> **WHAT YOU SHOULD DO**: Make an exact copy of the data below, leaving out every picture.

> **DATA PROVIDED**:
□ □ □ □

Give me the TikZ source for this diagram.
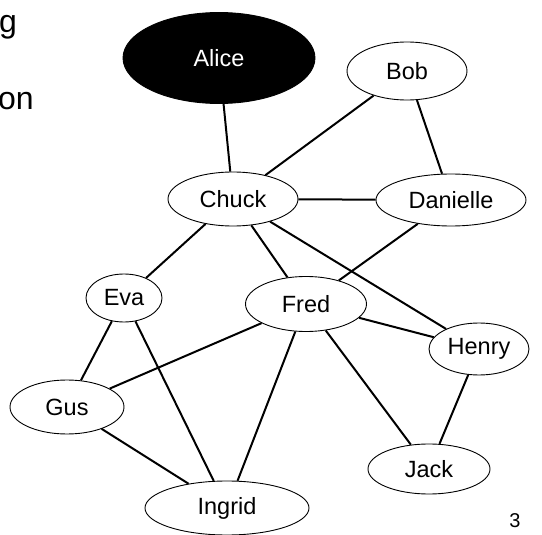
\documentclass[tikz,border=0pt]{standalone}
\usepackage{fontspec}
\setmainfont{Liberation Sans}
\usetikzlibrary{shapes.geometric}
\begin{document}
\begin{tikzpicture}[x=1pt,y=-1pt,
  vtx/.style={ellipse,draw,line width=0.9pt,inner sep=0pt,font=\fontsize{23.5}{28}\selectfont},
  edge/.style={line width=2pt},
  big/.style={inner sep=0pt,font=\fontsize{32}{38}\selectfont}]
\useasboundingbox (0,0) rectangle (542,535);
\node[big,anchor=base west] (t1) at (-1,33) {g};
\node[big,anchor=base west] (t2) at (-2,110) {on};
\node[vtx,fill=black,text=white,minimum width=192pt,minimum height=91pt] (alice) at (219,58) {Alice};
\node[vtx,minimum width=120pt,minimum height=58pt] (bob) at (407,71) {Bob};
\node[vtx,minimum width=130pt,minimum height=54pt] (chuck) at (233,199) {Chuck};
\node[vtx,minimum width=150pt,minimum height=52pt] (dan) at (451,200) {Danielle};
\node[vtx,minimum width=76pt,minimum height=48pt] (eva) at (124,298) {Eva};
\node[vtx,minimum width=121pt,minimum height=55pt] (fred) at (306,304) {Fred};
\node[vtx,minimum width=100pt,minimum height=52pt] (henry) at (479,349) {Henry};
\node[vtx,minimum width=114pt,minimum height=54pt] (gus) at (67,407) {Gus};
\node[vtx,minimum width=122pt,minimum height=50pt] (jack) at (429,469) {Jack};
\node[vtx,minimum width=164pt,minimum height=54pt] (ingrid) at (227,508) {Ingrid};
\node[inner sep=0pt,font=\fontsize{20}{24}\selectfont] (pg) at (515,521) {3};
\draw[edge] (alice) -- (chuck);
\draw[edge] (bob) -- (chuck);
\draw[edge] (bob) -- (dan);
\draw[edge] (chuck) -- (dan);
\draw[edge] (chuck) -- (eva);
\draw[edge] (chuck) -- (fred);
\draw[edge] (chuck) -- (henry);
\draw[edge] (dan) -- (fred);
\draw[edge] (eva) -- (gus);
\draw[edge] (eva) -- (ingrid);
\draw[edge] (fred) -- (gus);
\draw[edge] (fred) -- (ingrid);
\draw[edge] (fred) -- (henry);
\draw[edge] (fred) -- (jack);
\draw[edge] (henry) -- (jack);
\draw[edge] (gus) -- (ingrid);
\end{tikzpicture}
\end{document}
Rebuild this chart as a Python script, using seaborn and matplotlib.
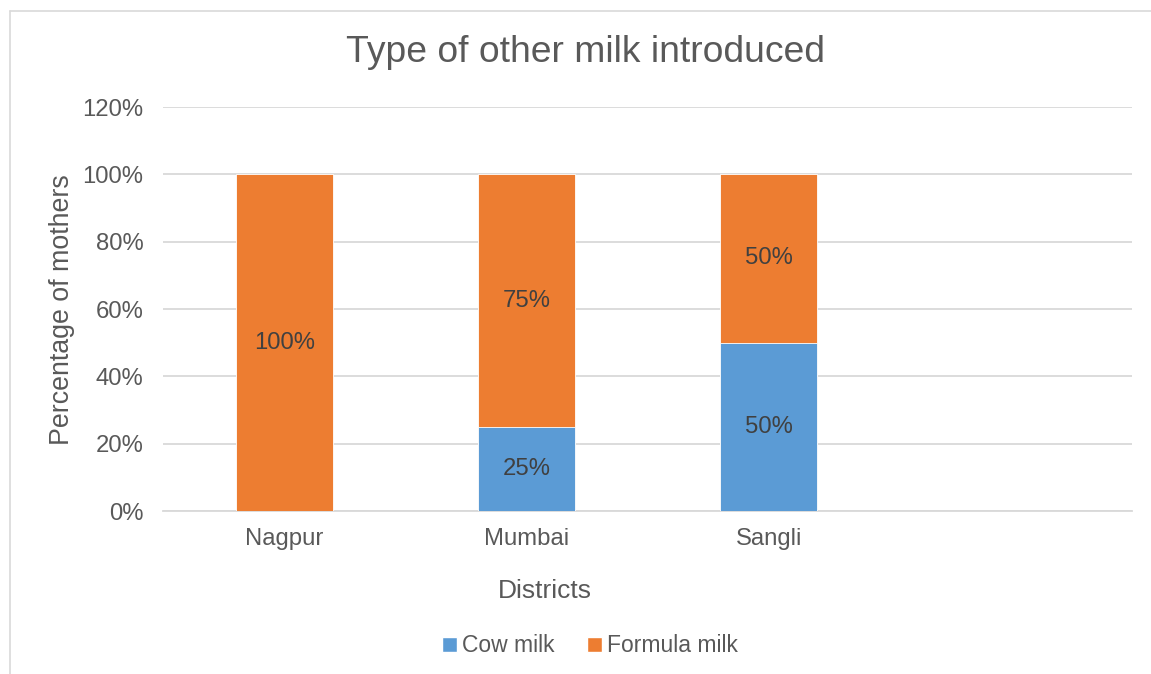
import matplotlib
matplotlib.use("Agg")
import matplotlib.pyplot as plt
from matplotlib.lines import Line2D
from matplotlib.patches import Patch
import seaborn as sns
import pandas as pd

# Data: share of mothers by type of other milk introduced, per district
districts = ["Nagpur", "Mumbai", "Sangli"]
cow_milk = [0, 25, 50]
formula_milk = [100, 75, 50]
slots = ["Nagpur", "Mumbai", "Sangli", " "]  # trailing empty category slot
y_ticks = [0, 20, 40, 60, 80, 100, 120]

BLUE = "#5B9BD5"
ORANGE = "#ED7D31"
TEXT = "#595959"
GRID = "#D9D9D9"

sns.set_style("white")
plt.rcParams["font.family"] = ["Liberation Sans", "DejaVu Sans"]

df = pd.DataFrame({
    "district": districts,
    "cow": cow_milk,
    "formula": formula_milk,
})
df["total"] = df["cow"] + df["formula"]

W, H = 1151, 674
fig = plt.figure(figsize=(W / 100, H / 100), dpi=100)
ax = fig.add_axes([163 / W, (H - 511) / H, 969 / W, 404 / H])

# Stacked bars: full height in orange, lower segment in blue on top of it
sns.barplot(data=df, x="district", y="total", order=slots, color=ORANGE,
            width=0.4, saturation=1, linewidth=0.6, ax=ax, zorder=3)
sns.barplot(data=df, x="district", y="cow", order=slots, color=BLUE,
            width=0.4, saturation=1, linewidth=0.6, ax=ax, zorder=4)

# Segment value labels
LABEL_SIZE = 17.2
for i, row in df.iterrows():
    if row["cow"] > 0:
        ax.text(i, row["cow"] / 2, f"{row['cow']:.0f}%", ha="center", va="center",
                fontsize=LABEL_SIZE, color="#404040", zorder=5)
    if row["formula"] > 0:
        ax.text(i, row["cow"] + row["formula"] / 2, f"{row['formula']:.0f}%",
                ha="center", va="center", fontsize=LABEL_SIZE, color="#404040", zorder=5)

ax.set_xlim(-0.5, 3.5)
ax.set_ylim(0, 120)
ax.set_yticks(y_ticks)
ax.set_yticklabels([f"{t}%" for t in y_ticks])
ax.yaxis.grid(True, color=GRID, linewidth=1.3, zorder=0)
ax.set_axisbelow(True)
for side in ["top", "right", "left"]:
    ax.spines[side].set_visible(False)
ax.spines["bottom"].set_color(GRID)
ax.spines["bottom"].set_linewidth(1.3)
ax.tick_params(axis="both", length=0, labelsize=LABEL_SIZE, labelcolor=TEXT)
ax.tick_params(axis="y", pad=14)
ax.tick_params(axis="x", pad=12)

ax.set_xlabel("")
ax.set_ylabel("")
fig.text(545 / W, 1 - 591 / H, "Districts", ha="center", va="center",
         fontsize=19, color=TEXT)
fig.text(62 / W, 1 - 310 / H, "Percentage of mothers", ha="center", va="center",
         rotation=90, fontsize=19.3, color=TEXT)
fig.text(586 / W, 1 - 53 / H, "Type of other milk introduced", ha="center",
         va="center", fontsize=26.8, color=TEXT)

handles = [Patch(facecolor=BLUE, label="Cow milk"),
           Patch(facecolor=ORANGE, label="Formula milk")]
fig.legend(handles=handles, loc="center", bbox_to_anchor=(590 / W, 1 - 646 / H),
           ncol=2, frameon=False, fontsize=16.5, labelcolor=TEXT,
           handlelength=0.65, handleheight=0.65, handletextpad=0.25,
           columnspacing=1.4)

# Chart area frame (top and left edges)
fig.add_artist(Line2D([10 / W, 1], [1 - 11 / H, 1 - 11 / H], color=GRID, linewidth=1.2))
fig.add_artist(Line2D([10 / W, 10 / W], [0, 1 - 11 / H], color=GRID, linewidth=1.2))

fig.savefig("out.png", dpi=100, facecolor="white")
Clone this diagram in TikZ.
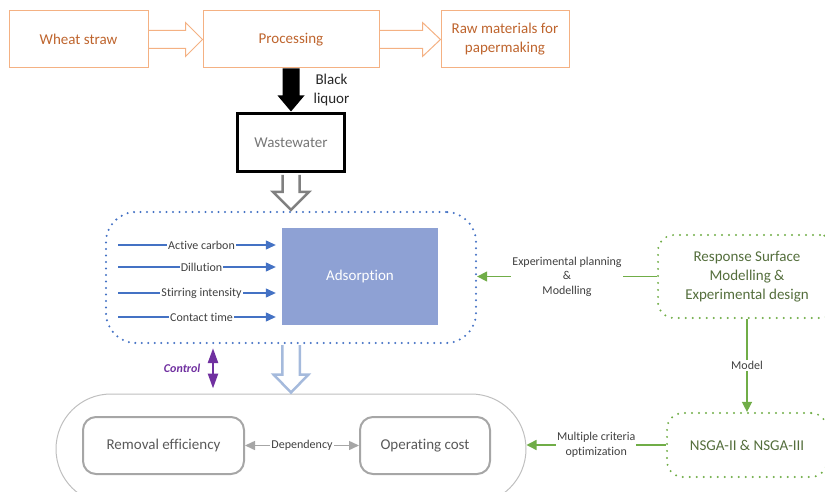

□ □ □ □

> **ANSWER IN FULL**:
Give me the TikZ source for this diagram.
\documentclass[tikz,border=0pt]{standalone}
\usepackage{fontspec}
\setmainfont{Liberation Sans}
\usetikzlibrary{shapes.geometric}
\begin{document}
\begin{tikzpicture}[x=1pt,y=-1pt,
  vtx/.style={ellipse,draw,line width=0.9pt,inner sep=0pt,font=\fontsize{23.5}{28}\selectfont},
  edge/.style={line width=2pt},
  big/.style={inner sep=0pt,font=\fontsize{32}{38}\selectfont}]
\useasboundingbox (0,0) rectangle (542,535);
\node[big,anchor=base west] (t1) at (-1,33) {g};
\node[big,anchor=base west] (t2) at (-2,110) {on};
\node[vtx,fill=black,text=white,minimum width=192pt,minimum height=91pt] (alice) at (219,58) {Alice};
\node[vtx,minimum width=120pt,minimum height=58pt] (bob) at (407,71) {Bob};
\node[vtx,minimum width=130pt,minimum height=54pt] (chuck) at (233,199) {Chuck};
\node[vtx,minimum width=150pt,minimum height=52pt] (dan) at (451,200) {Danielle};
\node[vtx,minimum width=76pt,minimum height=48pt] (eva) at (124,298) {Eva};
\node[vtx,minimum width=121pt,minimum height=55pt] (fred) at (306,304) {Fred};
\node[vtx,minimum width=100pt,minimum height=52pt] (henry) at (479,349) {Henry};
\node[vtx,minimum width=114pt,minimum height=54pt] (gus) at (67,407) {Gus};
\node[vtx,minimum width=122pt,minimum height=50pt] (jack) at (429,469) {Jack};
\node[vtx,minimum width=164pt,minimum height=54pt] (ingrid) at (227,508) {Ingrid};
\node[inner sep=0pt,font=\fontsize{20}{24}\selectfont] (pg) at (515,521) {3};
\draw[edge] (alice) -- (chuck);
\draw[edge] (bob) -- (chuck);
\draw[edge] (bob) -- (dan);
\draw[edge] (chuck) -- (dan);
\draw[edge] (chuck) -- (eva);
\draw[edge] (chuck) -- (fred);
\draw[edge] (chuck) -- (henry);
\draw[edge] (dan) -- (fred);
\draw[edge] (eva) -- (gus);
\draw[edge] (eva) -- (ingrid);
\draw[edge] (fred) -- (gus);
\draw[edge] (fred) -- (ingrid);
\draw[edge] (fred) -- (henry);
\draw[edge] (fred) -- (jack);
\draw[edge] (henry) -- (jack);
\draw[edge] (gus) -- (ingrid);
\end{tikzpicture}
\end{document}
Rebuild this chart as a Python script, using seaborn and matplotlib.
import matplotlib
matplotlib.use("Agg")
import matplotlib.pyplot as plt
from matplotlib.lines import Line2D
from matplotlib.patches import Patch
import seaborn as sns
import pandas as pd

# Data: share of mothers by type of other milk introduced, per district
districts = ["Nagpur", "Mumbai", "Sangli"]
cow_milk = [0, 25, 50]
formula_milk = [100, 75, 50]
slots = ["Nagpur", "Mumbai", "Sangli", " "]  # trailing empty category slot
y_ticks = [0, 20, 40, 60, 80, 100, 120]

BLUE = "#5B9BD5"
ORANGE = "#ED7D31"
TEXT = "#595959"
GRID = "#D9D9D9"

sns.set_style("white")
plt.rcParams["font.family"] = ["Liberation Sans", "DejaVu Sans"]

df = pd.DataFrame({
    "district": districts,
    "cow": cow_milk,
    "formula": formula_milk,
})
df["total"] = df["cow"] + df["formula"]

W, H = 1151, 674
fig = plt.figure(figsize=(W / 100, H / 100), dpi=100)
ax = fig.add_axes([163 / W, (H - 511) / H, 969 / W, 404 / H])

# Stacked bars: full height in orange, lower segment in blue on top of it
sns.barplot(data=df, x="district", y="total", order=slots, color=ORANGE,
            width=0.4, saturation=1, linewidth=0.6, ax=ax, zorder=3)
sns.barplot(data=df, x="district", y="cow", order=slots, color=BLUE,
            width=0.4, saturation=1, linewidth=0.6, ax=ax, zorder=4)

# Segment value labels
LABEL_SIZE = 17.2
for i, row in df.iterrows():
    if row["cow"] > 0:
        ax.text(i, row["cow"] / 2, f"{row['cow']:.0f}%", ha="center", va="center",
                fontsize=LABEL_SIZE, color="#404040", zorder=5)
    if row["formula"] > 0:
        ax.text(i, row["cow"] + row["formula"] / 2, f"{row['formula']:.0f}%",
                ha="center", va="center", fontsize=LABEL_SIZE, color="#404040", zorder=5)

ax.set_xlim(-0.5, 3.5)
ax.set_ylim(0, 120)
ax.set_yticks(y_ticks)
ax.set_yticklabels([f"{t}%" for t in y_ticks])
ax.yaxis.grid(True, color=GRID, linewidth=1.3, zorder=0)
ax.set_axisbelow(True)
for side in ["top", "right", "left"]:
    ax.spines[side].set_visible(False)
ax.spines["bottom"].set_color(GRID)
ax.spines["bottom"].set_linewidth(1.3)
ax.tick_params(axis="both", length=0, labelsize=LABEL_SIZE, labelcolor=TEXT)
ax.tick_params(axis="y", pad=14)
ax.tick_params(axis="x", pad=12)

ax.set_xlabel("")
ax.set_ylabel("")
fig.text(545 / W, 1 - 591 / H, "Districts", ha="center", va="center",
         fontsize=19, color=TEXT)
fig.text(62 / W, 1 - 310 / H, "Percentage of mothers", ha="center", va="center",
         rotation=90, fontsize=19.3, color=TEXT)
fig.text(586 / W, 1 - 53 / H, "Type of other milk introduced", ha="center",
         va="center", fontsize=26.8, color=TEXT)

handles = [Patch(facecolor=BLUE, label="Cow milk"),
           Patch(facecolor=ORANGE, label="Formula milk")]
fig.legend(handles=handles, loc="center", bbox_to_anchor=(590 / W, 1 - 646 / H),
           ncol=2, frameon=False, fontsize=16.5, labelcolor=TEXT,
           handlelength=0.65, handleheight=0.65, handletextpad=0.25,
           columnspacing=1.4)

# Chart area frame (top and left edges)
fig.add_artist(Line2D([10 / W, 1], [1 - 11 / H, 1 - 11 / H], color=GRID, linewidth=1.2))
fig.add_artist(Line2D([10 / W, 10 / W], [0, 1 - 11 / H], color=GRID, linewidth=1.2))

fig.savefig("out.png", dpi=100, facecolor="white")
Clone this diagram in TikZ.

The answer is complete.